On the national security front, Bannon highlighted Trump’s executive orders on building a border wall and beefed up immigration enforcement policies.

And third, he stressed the importance of Trump’s moves to begin a “deconstruction of the administrative state” by appointing individuals from the private sector to key economic Cabinet positions who will help strip down federal regulations.

Bannon joined White House Chief of Staff Reince Priebus onstage at CPAC, which Bannon credited with helping launch Trump’s political career.

The two men discussed Trump’s electoral victory, the administration’s agenda and railed against the media together as they worked to dispel notions that they are rivals competing for power and influence within the West Wing.

“Well, in regard to us two, I think the biggest misconception is everything that you’re reading,” Priebus said.

“If you look at the opposition party,” Bannon said, referring to mainstream media outlets, “and how they portrayed the campaign, how they portrayed the transition and now how they’re portraying the administration — it’s always wrong.”

The two sang each other’s praises as they insisted their working relationship could not be closer.

“We share an office suite together. We’re basically together from 6:30 in the morning until about 11 o’clock at night,” Priebus said.

While Priebus called Bannon “incredibly loyal” and “extremely consistent,” Bannon said he admired Priebus’ “determination” and noted that he is “always kind of steady.”

The forum also provided a rare public view of Bannon’s thinking, one filled with dark portrayals of the news media, visions of a “new political order” and grand plans to reimagine the U.S.’s posture abroad.

“That is why I am proudest of Donald Trump. All the opportunities he had to waver off this, all the people who have come to him and said, ‘Oh you’ve got to moderate.’ Every day in the Oval Office, he tells Reince and I: ‘I committed to this with the American people, I promised this when I ran and I am going to deliver on this,’ ” Bannon recounted.

And while Priebus and Bannon worked to show a united front on Thursday, Bannon acknowledged that they don’t always agree, which he called a main reason they are “good partners.”

The joint appearance was the latest attempt by the two men to shoot down reports of division, instead claiming in a series of recent interviews that they enjoy a chummy, symbiotic relationship.

Bannon told The Hill newspaper last week that Priebus “is doing an amazing job.”

“We are executing on President Trump’s agenda in record time. That’s because Reince is getting the job done,” Bannon said.

“We are a completely united team dedicated to enacting his bold agenda to bring back jobs and keep this country safe,” Priebus echoed in the interview.

And in an interview with New York magazine, the two men joked about giving each other back rubs and said they speak all day long “until somebody falls asleep.”

White House sources have also backed up their account in recent weeks, but a source who spoke separately with both men last week said that while Bannon had nothing negative to say about Priebus, the White House chief of staff badmouthed Bannon over the phone.
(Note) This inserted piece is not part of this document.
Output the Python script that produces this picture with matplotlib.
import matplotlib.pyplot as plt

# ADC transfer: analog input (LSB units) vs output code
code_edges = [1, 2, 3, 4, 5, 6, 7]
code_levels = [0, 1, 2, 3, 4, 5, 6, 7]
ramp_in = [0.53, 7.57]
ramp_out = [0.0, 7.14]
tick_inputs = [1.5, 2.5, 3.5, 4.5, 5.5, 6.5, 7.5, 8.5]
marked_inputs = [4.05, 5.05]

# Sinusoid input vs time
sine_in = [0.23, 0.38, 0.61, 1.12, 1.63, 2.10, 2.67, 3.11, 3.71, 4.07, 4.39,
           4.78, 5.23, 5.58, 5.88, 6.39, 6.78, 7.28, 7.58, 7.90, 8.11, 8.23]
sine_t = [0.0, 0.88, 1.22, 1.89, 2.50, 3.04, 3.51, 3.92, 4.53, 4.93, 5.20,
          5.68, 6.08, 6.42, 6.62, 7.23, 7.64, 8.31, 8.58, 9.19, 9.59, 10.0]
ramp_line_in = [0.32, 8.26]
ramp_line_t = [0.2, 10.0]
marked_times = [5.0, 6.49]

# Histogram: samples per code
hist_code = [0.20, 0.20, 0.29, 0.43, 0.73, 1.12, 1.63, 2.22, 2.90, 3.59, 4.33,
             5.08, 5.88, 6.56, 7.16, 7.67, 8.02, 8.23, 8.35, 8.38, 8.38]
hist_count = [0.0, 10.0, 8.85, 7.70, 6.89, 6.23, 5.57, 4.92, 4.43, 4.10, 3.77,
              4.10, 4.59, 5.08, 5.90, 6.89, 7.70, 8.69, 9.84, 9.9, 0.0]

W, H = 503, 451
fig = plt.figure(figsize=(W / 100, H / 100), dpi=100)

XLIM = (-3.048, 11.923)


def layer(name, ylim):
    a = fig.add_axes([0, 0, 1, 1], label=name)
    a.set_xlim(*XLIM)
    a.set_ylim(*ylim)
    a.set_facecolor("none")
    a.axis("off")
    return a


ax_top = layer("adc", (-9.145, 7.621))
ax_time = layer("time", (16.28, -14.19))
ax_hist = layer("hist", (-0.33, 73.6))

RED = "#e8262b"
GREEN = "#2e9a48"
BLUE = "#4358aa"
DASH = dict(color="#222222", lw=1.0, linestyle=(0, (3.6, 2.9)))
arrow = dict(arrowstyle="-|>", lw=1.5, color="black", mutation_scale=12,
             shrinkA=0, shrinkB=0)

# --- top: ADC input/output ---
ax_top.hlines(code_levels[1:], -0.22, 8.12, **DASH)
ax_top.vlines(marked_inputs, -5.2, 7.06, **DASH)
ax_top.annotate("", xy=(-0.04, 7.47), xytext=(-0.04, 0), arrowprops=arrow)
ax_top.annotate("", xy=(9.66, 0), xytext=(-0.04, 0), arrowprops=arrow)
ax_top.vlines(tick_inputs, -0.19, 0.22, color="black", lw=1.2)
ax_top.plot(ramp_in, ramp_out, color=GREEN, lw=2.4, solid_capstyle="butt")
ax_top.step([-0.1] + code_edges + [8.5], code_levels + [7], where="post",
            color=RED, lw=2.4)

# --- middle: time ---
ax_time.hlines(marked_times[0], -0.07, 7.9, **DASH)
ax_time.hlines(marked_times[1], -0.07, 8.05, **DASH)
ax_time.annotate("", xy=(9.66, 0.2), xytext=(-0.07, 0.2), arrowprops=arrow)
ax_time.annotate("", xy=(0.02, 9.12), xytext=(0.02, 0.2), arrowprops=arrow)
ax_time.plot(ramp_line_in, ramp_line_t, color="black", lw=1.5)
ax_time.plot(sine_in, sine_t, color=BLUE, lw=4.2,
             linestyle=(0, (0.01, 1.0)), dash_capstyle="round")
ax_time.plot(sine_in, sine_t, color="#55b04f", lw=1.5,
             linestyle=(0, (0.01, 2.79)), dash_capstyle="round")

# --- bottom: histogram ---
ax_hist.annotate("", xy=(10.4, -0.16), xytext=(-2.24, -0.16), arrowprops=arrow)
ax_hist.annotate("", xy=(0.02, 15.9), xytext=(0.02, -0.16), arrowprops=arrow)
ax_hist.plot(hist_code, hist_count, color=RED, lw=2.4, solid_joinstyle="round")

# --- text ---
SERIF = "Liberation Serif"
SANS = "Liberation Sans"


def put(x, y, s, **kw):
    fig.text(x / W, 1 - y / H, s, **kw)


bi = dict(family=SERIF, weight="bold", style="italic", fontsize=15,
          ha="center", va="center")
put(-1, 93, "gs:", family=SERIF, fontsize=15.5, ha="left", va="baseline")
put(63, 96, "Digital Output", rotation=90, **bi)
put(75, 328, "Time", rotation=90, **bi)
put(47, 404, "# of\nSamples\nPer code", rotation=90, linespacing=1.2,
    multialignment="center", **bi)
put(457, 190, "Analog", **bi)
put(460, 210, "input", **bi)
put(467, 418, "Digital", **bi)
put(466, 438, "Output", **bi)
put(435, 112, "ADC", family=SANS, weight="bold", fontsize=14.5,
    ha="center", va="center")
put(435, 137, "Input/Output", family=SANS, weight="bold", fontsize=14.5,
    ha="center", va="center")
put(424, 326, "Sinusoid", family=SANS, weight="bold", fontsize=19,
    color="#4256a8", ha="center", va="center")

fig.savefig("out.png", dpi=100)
The two men’s professional backgrounds could not be more different.

While Priebus has long been a creature of establishment Republican politics — rising to Republican National Committee chairman before becoming chief of staff — Bannon spent most of his professional career amassing wealth in the private sector before taking on a role as the head of the bomb-throwing, establishment-bashing Breitbart News site.

After Trump was elected, their new positions atop the West Wing roster were jointly announced atop.

The two men would work together as “equal partners,” Trump said in the release.